Richie will switch up tactics when he finds fish holed up in smaller areas like on a rocky bar or reef, or an isolated patch of weeds. “In that case I'll drop the anchor and throw out slip bobbers and leeches and really work the area over. A good spot can produce a lot of fish if you give it enough time, and by using a slip bobber you can keep your bait exactly where you want it.”
Professional fisherman and Team Crestliner member Dan Plautz of Muskego, Wisconsin uses another approach for finding overlooked walleyes and includes the use of a fourteen foot jon boat; “In my neck of the woods there's a few small lakes in the two to six hundred acre range that have decent populations of walleyes but have poor ramps and are tough to get in to. We can still get in there with a jon though, and pretty much have it to ourselves.”
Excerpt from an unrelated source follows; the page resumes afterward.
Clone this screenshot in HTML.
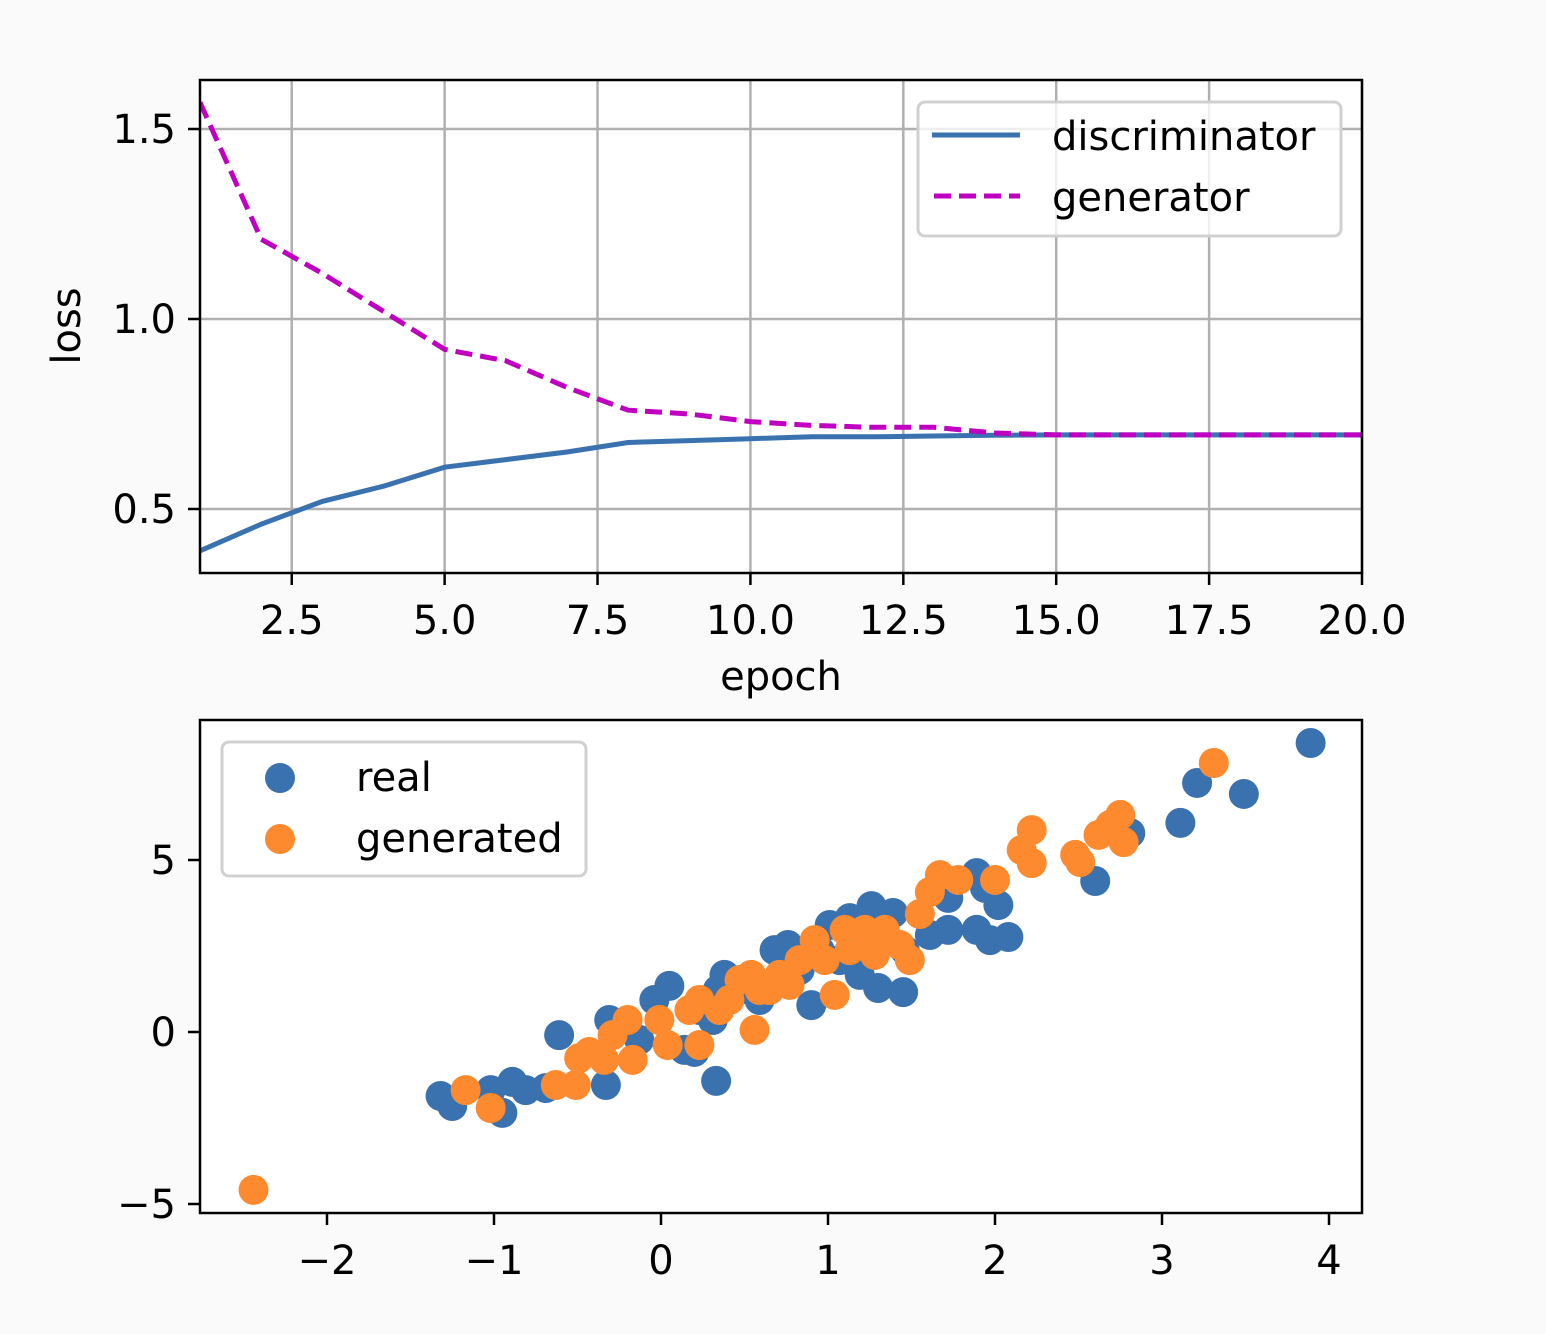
<!DOCTYPE html>
<html><head><meta charset="utf-8"><style>
html,body{margin:0;padding:0;background:#fafafa;}
svg{display:block;font-family:"DejaVu Sans","Liberation Sans",sans-serif;}
</style></head><body>
<svg id="c" width="1546" height="1334" viewBox="0 0 1546 1334" xmlns="http://www.w3.org/2000/svg"></svg>
<script>
const epochs=[1,2,3,4,5,6,7,8,9,10,11,12,13,14,15,16,17,18,19,20];
const discLoss=[0.39,0.46,0.52,0.56,0.61,0.63,0.65,0.675,0.68,0.685,0.69,0.69,0.692,0.694,0.695,0.695,0.695,0.695,0.695,0.695];
const genLoss=[1.57,1.21,1.12,1.02,0.92,0.89,0.82,0.76,0.75,0.73,0.72,0.715,0.715,0.70,0.695,0.695,0.695,0.695,0.695,0.695];
const lossXTicks=[2.5,5.0,7.5,10.0,12.5,15.0,17.5,20.0];
const lossYTicks=[0.5,1.0,1.5];
const realX=[-1.32,-1.25,-1.02,-0.95,-0.89,-0.81,-0.69,-0.61,-0.33,-0.31,-0.13,-0.04,0.05,0.14,0.20,0.33,0.31,0.38,0.34,0.68,0.76,0.90,1.01,1.13,1.26,1.39,1.30,1.45,1.19,1.61,1.72,1.72,1.89,1.94,2.02,1.89,1.97,2.08,2.60,2.81,3.11,3.21,3.49,3.89,0.83,0.59,0.47,0.23,0.95,1.07,1.31,1.46];
const realY=[-1.86,-2.15,-1.69,-2.35,-1.45,-1.69,-1.63,-0.09,-1.54,0.35,-0.23,0.93,1.34,-0.52,-0.58,-1.42,0.35,1.66,1.22,2.38,2.53,0.78,3.11,3.31,3.66,3.46,1.28,1.16,1.66,2.82,2.97,3.90,4.62,4.19,3.69,2.97,2.67,2.76,4.39,5.78,6.08,7.24,6.92,8.40,1.80,0.93,1.22,0.64,2.38,2.09,2.67,2.38];
const genX=[-2.44,-1.17,-1.02,-0.63,-0.51,-0.49,-0.43,-0.34,-0.29,-0.20,-0.17,-0.01,0.04,0.23,0.17,0.23,0.35,0.47,0.54,0.56,0.65,0.77,0.83,0.92,0.98,1.04,1.13,1.22,1.28,1.34,1.43,1.49,1.55,1.61,1.67,1.78,2.00,2.16,2.22,2.22,2.48,2.51,2.62,2.69,2.75,2.77,3.31,0.41,0.59,0.71,1.10,1.25];
const genY=[-4.59,-1.69,-2.21,-1.54,-1.54,-0.76,-0.58,-0.81,-0.09,0.35,-0.81,0.35,-0.38,-0.38,0.64,0.93,0.64,1.51,1.66,0.06,1.22,1.37,2.09,2.67,2.09,1.08,2.38,2.97,2.24,2.97,2.53,2.09,3.43,4.07,4.56,4.42,4.42,5.29,5.87,4.91,5.15,4.94,5.73,6.02,6.31,5.52,7.82,0.93,1.22,1.66,2.97,2.53];
const scXTicks=[-2,-1,0,1,2,3,4];
const scYTicks=[-5,0,5];

const NS="http://www.w3.org/2000/svg";
const svg=document.getElementById('c');
const FS=40;
function mk(tag,attrs,parent,name,text){const e=document.createElementNS(NS,tag);for(const k in attrs)e.setAttribute(k,attrs[k]);


if(text!==undefined)e.textContent=text;(parent||svg).appendChild(e);return e;}

const T={l:200,r:1362,t:80,b:573};
const tx=v=>T.l+(v-1)*(T.r-T.l)/19;
const ty=v=>509-(v-0.5)*380;
mk('rect',{x:T.l,y:T.t,width:T.r-T.l,height:T.b-T.t,fill:'#fff'},svg,'loss-plot-area');
lossXTicks.forEach(v=>{const x=tx(v);
mk('line',{x1:x,x2:x,y1:T.t,y2:T.b,stroke:'#b0b0b0','stroke-width':2.5},svg,'x-gridline');
mk('line',{x1:x,x2:x,y1:T.b,y2:T.b+12,stroke:'#000','stroke-width':2.5},svg,'x-tick');
mk('text',{x:x,y:T.b+61,'font-size':FS,'text-anchor':'middle'},svg,'x-tick-label',v.toFixed(1));});
lossYTicks.forEach(v=>{const y=ty(v);
mk('line',{x1:T.l,x2:T.r,y1:y,y2:y,stroke:'#b0b0b0','stroke-width':2.5},svg,'y-gridline');
mk('line',{x1:T.l-12,x2:T.l,y1:y,y2:y,stroke:'#000','stroke-width':2.5},svg,'y-tick');
mk('text',{x:T.l-24,y:y+14,'font-size':FS,'text-anchor':'end'},svg,'y-tick-label',v.toFixed(1));});
const cp=mk('clipPath',{id:'tc'},svg,'loss-clip');mk('rect',{x:T.l,y:T.t,width:T.r-T.l,height:T.b-T.t},cp,'clip-rect');
mk('polyline',{points:epochs.map((e,i)=>tx(e)+','+ty(discLoss[i])).join(' '),fill:'none',stroke:'#3a72b0','stroke-width':5,'clip-path':'url(#tc)'},svg,'discriminator-line');
mk('polyline',{points:epochs.map((e,i)=>tx(e)+','+ty(genLoss[i])).join(' '),fill:'none',stroke:'#c000c0','stroke-width':5,'stroke-dasharray':'17,8','clip-path':'url(#tc)'},svg,'generator-line');
mk('rect',{x:T.l,y:T.t,width:T.r-T.l,height:T.b-T.t,fill:'none',stroke:'#000','stroke-width':2.5},svg,'loss-axes-frame');
mk('text',{x:781,y:690,'font-size':FS,'text-anchor':'middle'},svg,'x-axis-title','epoch');
mk('text',{x:0,y:0,'font-size':FS,'text-anchor':'middle',transform:'translate(80,326) rotate(-90)'},svg,'y-axis-title','loss');
const lg=mk('g',{},svg,'loss-legend');
mk('rect',{x:918,y:102,width:423,height:134,rx:7,fill:'rgba(255,255,255,0.8)',stroke:'#d0d0d0','stroke-width':3},lg,'legend-box');
mk('line',{x1:932,x2:1020,y1:135,y2:135,stroke:'#3a72b0','stroke-width':5},lg,'legend-discriminator-swatch');
mk('text',{x:1052,y:150,'font-size':FS},lg,'legend-discriminator-label','discriminator');
mk('line',{x1:934,x2:1020,y1:196,y2:196,stroke:'#c000c0','stroke-width':5,'stroke-dasharray':'17,8'},lg,'legend-generator-swatch');
mk('text',{x:1052,y:211,'font-size':FS},lg,'legend-generator-label','generator');

const B={l:200,r:1362,t:720,b:1213};
const sx=v=>661+v*167;
const sy=v=>1032-v*34.4;
mk('rect',{x:B.l,y:B.t,width:B.r-B.l,height:B.b-B.t,fill:'#fff'},svg,'scatter-plot-area');
scXTicks.forEach(v=>{const x=sx(v);
mk('line',{x1:x,x2:x,y1:B.b,y2:B.b+12,stroke:'#000','stroke-width':2.5},svg,'x-tick');
mk('text',{x:x,y:B.b+61,'font-size':FS,'text-anchor':'middle'},svg,'x-tick-label',v<0?'\u2212'+Math.abs(v):String(v));});
scYTicks.forEach(v=>{const y=sy(v);
mk('line',{x1:B.l-12,x2:B.l,y1:y,y2:y,stroke:'#000','stroke-width':2.5},svg,'y-tick');
mk('text',{x:B.l-24,y:y+14,'font-size':FS,'text-anchor':'end'},svg,'y-tick-label',v<0?'\u2212'+Math.abs(v):String(v));});
realX.forEach((v,i)=>mk('circle',{cx:sx(v),cy:sy(realY[i]),r:15,fill:'#3a72b0'},svg,'real-point'));
genX.forEach((v,i)=>mk('circle',{cx:sx(v),cy:sy(genY[i]),r:15,fill:'#fd8a2e'},svg,'generated-point'));
mk('rect',{x:B.l,y:B.t,width:B.r-B.l,height:B.b-B.t,fill:'none',stroke:'#000','stroke-width':2.5},svg,'scatter-axes-frame');
const lg2=mk('g',{},svg,'scatter-legend');
mk('rect',{x:222,y:742,width:364,height:134,rx:7,fill:'rgba(255,255,255,0.8)',stroke:'#d0d0d0','stroke-width':3},lg2,'legend-box');
mk('circle',{cx:280,cy:778,r:15,fill:'#3a72b0'},lg2,'legend-real-marker');
mk('text',{x:356,y:791,'font-size':FS},lg2,'legend-real-label','real');
mk('circle',{cx:280,cy:839,r:15,fill:'#fd8a2e'},lg2,'legend-generated-marker');
mk('text',{x:356,y:852,'font-size':FS},lg2,'legend-generated-label','generated');
</script>
</body></html>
Dan's top techniques includes getting on the water early and casting floating cranks and working the tops of rock humps and weed beds; “We've done really well casting cranks early in the morning and again just before dark. During the day I'll slowly move the boat along with a Minn Kota and pitch 1/16oz jigs tipped with redtail chubs and work the weed edges. If there's enough wind I'll drift with a Northland Tackle Roach Rig combined with a Gum-Drop Floater tipped with a minnow or a big leech and keep pitching the jig and minnow at the same time. The little floater will help keep the bait riding just over the tops of newly emerging weeds where walleyes can get a good look at it.”
Avoiding the crowds is the big draw to “under the radar walleyes” and in my mind the key to a quality experience. The extra homework and a little investigative angling could be well worth effort, especially when you've put it all together and are able to slip the net under that first fish. There are no guarantees but that's part of the challenge, and the fun.